In order for the stock to tank, you've got to have people (read: institutions and funds) so freaked out that they're willing to go ahead and dump their shares at whatever they can to protect the likely huge profits at this point. What could do that? Amazon shares have already suffered the following "negative" catalysts:
- Forced to pay sales tax in a number of areas
- Increased competition
- Net income evaporation
- Improved results from retailers such as Best Buy (NYSE:BBY)
And yet here we are, at all-time highs day in and day out at increasingly unreasonable valuations. The "story" of high revenue growth is still fresh. However, can we find any chinks in the armor from a short- to medium-term perspective?
Short Capitulation Seems A Contrarian Indicator
Take a look at the short interest:
Ouch! Shorts have been getting squeezed out since March, and most recently the short interest reached pretty much a 52-week low. Coincidentally, the stock is reaching 52-week highs. To me this is actually quite interesting: it looks almost like capitulation on the part of the short sellers, which is probably the reason for the outsized upside move to new highs over the last week or two.
This seems like a contrarian "short" signal. Eventually, once the last of the "weak hand" shorts is squeezed out (we're close!), a fresh round of new shorts could come in at the new highs and try their hands at it. This could certainly be good for a shorter-term drop.
Okay, so we've established that it might be time to go in short...where's our target?
Insiders Dumping...Giving Us A Price Target
I like to watch insider transactions. Insider buying is almost always a "buy" signal. However, what about sells?
Usually small sales here and there are meaningless -- maybe these people need to pay some college tuition or buy a boat? But when I see sustained, large-block insider selling, then I start to get a little bit bloodthirsty on the short side of things.
Well, that's interesting. A lot of sales starting at $219 and persisting all the way to the $250 level. Not surprisingly, nobody's buying. However, for a large-cap company like Amazon, insider buying is going to be rare -- options/shares are routinely part of the executive compensation package, so why buy what you get as part of your (quite large) pay anyway?

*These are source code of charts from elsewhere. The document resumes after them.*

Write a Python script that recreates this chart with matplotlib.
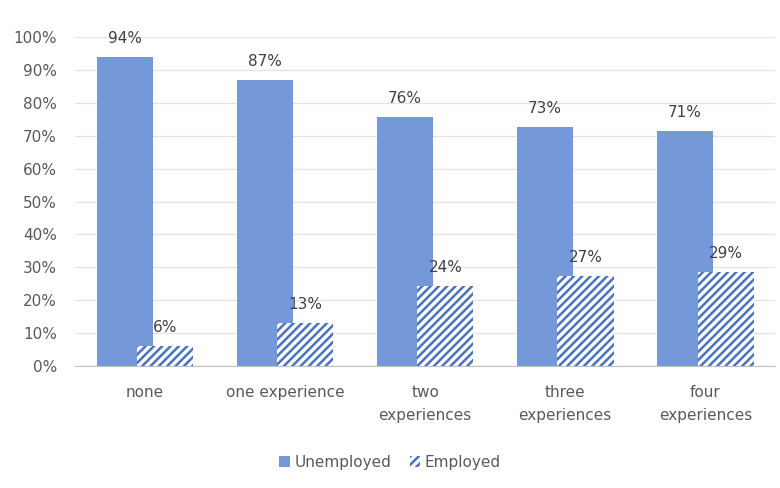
import matplotlib
matplotlib.use("Agg")
import matplotlib.pyplot as plt
import numpy as np

categories = ["none", "one experience", "two\nexperiences", "three\nexperiences", "four\nexperiences"]
unemployed = [94, 87, 75.6, 72.6, 71.4]
employed = [6, 13, 24.4, 27.4, 28.6]
series_names = ["Unemployed", "Employed"]

plt.rcParams['font.family'] = ['DejaVu Sans']
plt.rcParams['hatch.linewidth'] = 1.8

fig = plt.figure(figsize=(7.8, 4.88), dpi=100)
ax = fig.add_axes([0.096, 0.25, 0.898, 0.674])

x = np.arange(len(categories))
w = 0.4
off = 0.145
blue = "#7598D8"
hatch_col = "#4A72C0"
fs = 11

b1 = ax.bar(x - off, unemployed, w, color=blue, zorder=2, label=series_names[0])
b2 = ax.bar(x + off, employed, w, facecolor="white", edgecolor=hatch_col, hatch="////",
            linewidth=0, zorder=3, label=series_names[1])

for xi, v in zip(x, unemployed):
    ax.annotate(f"{round(v)}%", (xi - off, v), xytext=(0, 8), textcoords="offset points",
                ha="center", va="bottom", fontsize=fs, color="#404040")
for xi, v in zip(x, employed):
    ax.annotate(f"{round(v)}%", (xi + off, v), xytext=(0, 8), textcoords="offset points",
                ha="center", va="bottom", fontsize=fs, color="#404040")

ax.set_ylim(0, 100)
ax.set_xlim(-0.5, len(categories) - 0.5)
ax.set_yticks(np.arange(0, 101, 10))
ax.set_yticklabels([f"{t}%" for t in range(0, 101, 10)])
ax.set_xticks(x)
ax.set_xticklabels(categories, linespacing=1.65)
ax.tick_params(axis="both", length=0, labelsize=fs, colors="#595959")
ax.tick_params(axis="y", pad=13)
ax.tick_params(axis="x", pad=14)
ax.yaxis.grid(True, color="#E3E3E3", linewidth=0.9, zorder=0)
ax.set_axisbelow(True)
for s in ["top", "right", "left"]:
    ax.spines[s].set_visible(False)
ax.spines["bottom"].set_color("#BFBFBF")
ax.spines["bottom"].set_zorder(4)

fig.legend(handles=[b1, b2], labels=series_names, loc="center", bbox_to_anchor=(0.5, 0.053),
           ncol=2, frameon=False, fontsize=fs, handlelength=0.7, handleheight=0.7,
           handletextpad=0.3, columnspacing=1.2, labelcolor="#595959")

fig.savefig("out.png", dpi=100)
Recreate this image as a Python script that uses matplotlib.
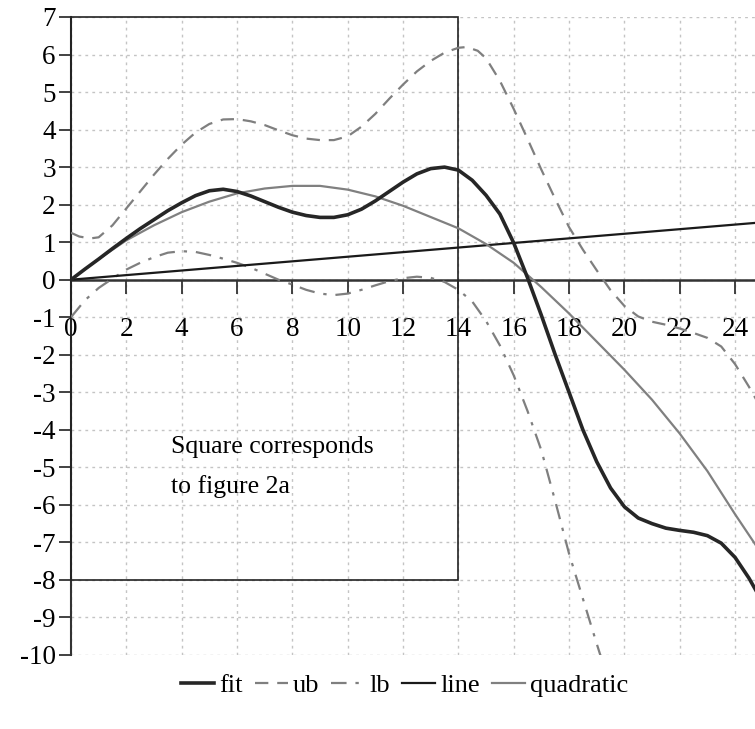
import matplotlib
matplotlib.use("Agg")
import matplotlib.pyplot as plt
from matplotlib.patches import Rectangle

plt.rcParams['font.family'] = ['Liberation Serif', 'DejaVu Serif']
plt.rcParams['axes.unicode_minus'] = False

# ---- data ----
fit_x = [0, 0.5, 1, 1.5, 2, 2.5, 3, 3.5, 4, 4.5, 5, 5.5, 6, 6.5, 7, 7.5, 8, 8.5, 9, 9.5, 10, 10.5,
         11, 11.5, 12, 12.5, 13, 13.5, 14, 14.5, 15, 15.5, 16, 16.5, 17, 17.5, 18, 18.5, 19, 19.5,
         20, 20.5, 21, 21.5, 22, 22.5, 23, 23.5, 24, 24.5, 25]
fit_y = [0, 0.28, 0.55, 0.83, 1.1, 1.36, 1.6, 1.84, 2.05, 2.24, 2.37, 2.41, 2.35, 2.23, 2.08, 1.93,
         1.8, 1.71, 1.66, 1.66, 1.73, 1.88, 2.1, 2.35, 2.6, 2.82, 2.96, 3.0, 2.92, 2.65, 2.25, 1.75,
         0.98, 0.05, -0.95, -2.0, -3.0, -4.0, -4.85, -5.55, -6.05, -6.35, -6.5, -6.62, -6.68, -6.73,
         -6.82, -7.02, -7.4, -7.95, -8.6]

ub_x = [0, 0.3, 0.7, 1, 1.5, 2, 2.5, 3, 3.5, 4, 4.5, 5, 5.5, 6, 6.5, 7, 7.5, 8, 8.5, 9, 9.5, 10,
        10.5, 11, 11.5, 12, 12.5, 13, 13.5, 14, 14.3, 14.7, 15, 15.5, 16, 16.5, 17, 17.5, 18, 18.5,
        19, 19.5, 20, 20.5, 21, 21.5, 22, 22.5, 23, 23.5, 24, 24.5, 25]
ub_y = [1.25, 1.15, 1.1, 1.13, 1.45, 1.9, 2.35, 2.8, 3.22, 3.6, 3.92, 4.15, 4.27, 4.28, 4.22, 4.12,
        3.98, 3.85, 3.76, 3.72, 3.72, 3.82, 4.08, 4.42, 4.82, 5.2, 5.55, 5.83, 6.05, 6.18, 6.2, 6.1,
        5.9, 5.3, 4.55, 3.75, 2.93, 2.15, 1.4, 0.8, 0.25, -0.28, -0.7, -0.98, -1.12, -1.2, -1.3,
        -1.42, -1.55, -1.78, -2.25, -2.85, -3.5]

lb_x = [0, 0.5, 1, 1.5, 2, 2.5, 3, 3.5, 4, 4.5, 5, 5.5, 6, 6.5, 7, 7.5, 8, 8.5, 9, 9.5, 10, 10.5,
        11, 11.5, 12, 12.5, 13, 13.5, 14, 14.5, 15, 15.5, 16, 16.5, 17, 17.5, 18, 18.5, 19, 19.3]
lb_y = [-1.0, -0.55, -0.22, 0.03, 0.27, 0.45, 0.6, 0.72, 0.76, 0.74, 0.66, 0.56, 0.45, 0.32, 0.16,
        0.0, -0.13, -0.27, -0.37, -0.41, -0.37, -0.27, -0.15, -0.04, 0.04, 0.08, 0.05, -0.06, -0.27,
        -0.58, -1.1, -1.75, -2.55, -3.5, -4.55, -5.9, -7.3, -8.5, -9.7, -10.4]

line_x = [0, 25]
line_y = [0, 1.53]

quad_x = list(range(0, 26))
quad_y = [0, 0.55, 1.05, 1.45, 1.8, 2.08, 2.3, 2.43, 2.5, 2.5, 2.4, 2.22, 1.97, 1.67, 1.37, 0.95,
          0.45, -0.2, -0.9, -1.65, -2.4, -3.2, -4.1, -5.1, -6.25, -7.35]

x_ticks = list(range(0, 25, 2))
y_ticks = list(range(-10, 8))

box_x0, box_x1, box_y0, box_y1 = 0, 14, -8, 7
note_lines = ["Square corresponds", "to figure 2a"]

# ---- figure ----
W, H = 755, 729
fig = plt.figure(figsize=(W / 100, H / 100), dpi=100)
left = 71 / W
bottom = 1 - 655 / H
top = 1 - 17 / H
ax = fig.add_axes([left, bottom, 1 - left, top - bottom])

ax.set_xlim(0, 24.72)
ax.set_ylim(-10, 7)

ax.plot(fit_x, fit_y, color='#262626', lw=2.6, label='fit', zorder=5)
ax.plot(ub_x, ub_y, color='#7f7f7f', lw=1.6, ls=(0, (6, 4)), label='ub', zorder=4)
ax.plot(lb_x, lb_y, color='#7f7f7f', lw=1.6, ls=(0, (7, 4, 1.5, 4)), label='lb', zorder=4)
ax.plot(line_x, line_y, color='#1a1a1a', lw=1.6, label='line', zorder=4)
ax.plot(quad_x, quad_y, color='#808080', lw=1.6, label='quadratic', zorder=4)

ax.add_patch(Rectangle((box_x0, box_y0), box_x1 - box_x0, box_y1 - box_y0, fill=False,
                       edgecolor='#222222', lw=1.2, zorder=3, clip_on=False))

ax.text(3.6, -4.45, note_lines[0], fontsize=18.5, va='center', ha='left')
ax.text(3.6, -5.5, note_lines[1], fontsize=18.5, va='center', ha='left')

ax.spines['top'].set_visible(False)
ax.spines['right'].set_visible(False)
ax.spines['bottom'].set_position(('data', 0))
ax.spines['bottom'].set_linewidth(1.8)
ax.spines['bottom'].set_color('#333333')
ax.spines['left'].set_linewidth(1.5)
ax.spines['left'].set_color('#333333')

ax.set_xticks(x_ticks)
ax.set_yticks(y_ticks)
ax.set_xticklabels([str(v) for v in x_ticks])
ax.set_yticklabels([str(v) for v in y_ticks])
ax.tick_params(axis='x', direction='out', length=10, width=1.3, pad=17, labelsize=19.5, colors='#333333',
               labelcolor='black')
ax.tick_params(axis='y', direction='out', length=9, width=1.3, pad=2, labelsize=19.5, colors='#333333',
               labelcolor='black')

ax.grid(True, linestyle=(0, (2, 3)), color='#c4c4c4', lw=1.0, zorder=0)
ax.set_axisbelow(True)

fig.legend(loc='center', bbox_to_anchor=(0.536, 1 - 685 / H), ncol=5, frameon=False, fontsize=19,
           handlelength=1.25, handletextpad=0.2, columnspacing=0.45)

fig.savefig('out.png', dpi=100)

However, CEO Jeff Bezos seems to have sold two $100M chunks of stock at significantly lower prices than today's close of $271.90 ($250 level). This gives us our near-term downside target. Multiple sells from the CEO of the company within a couple of days at about the same (already high) price, netting him nearly $200M, is a red flag.
My target is where Mr. Bezos decided that he'll rather have the cash than the stock: $250/share.
I'm short Amazon at $265.40 and will probably add to the position soon. To recap the rationale:
- Heavy insider selling at the $250 level gives us a target
- Short interest is near 52-week lows, implying that the recent run was mostly fueled by "weak hand" shorts and could likely become a strong short target once they are all weeded out
- At all-time highs, the stock is likely due for a pullback
The risks to the trade are pretty clear:
- Many analysts have $300+ price targets on this momentum stock
- The macroeconomic environment is improving and people are likely to continue to shop online more, further fueling the long case of revenue growth
- There aren't a lot of other really hot, well-known "growth" stocks out there with any more reasonable a valuation, so it's tough to see funds exiting en masse to put that money to work somewhere else
Disclosure: I am short AMZN. I wrote this article myself, and it expresses my own opinions. I am not receiving compensation for it (other than from Seeking Alpha). I have no business relationship with any company whose stock is mentioned in this article.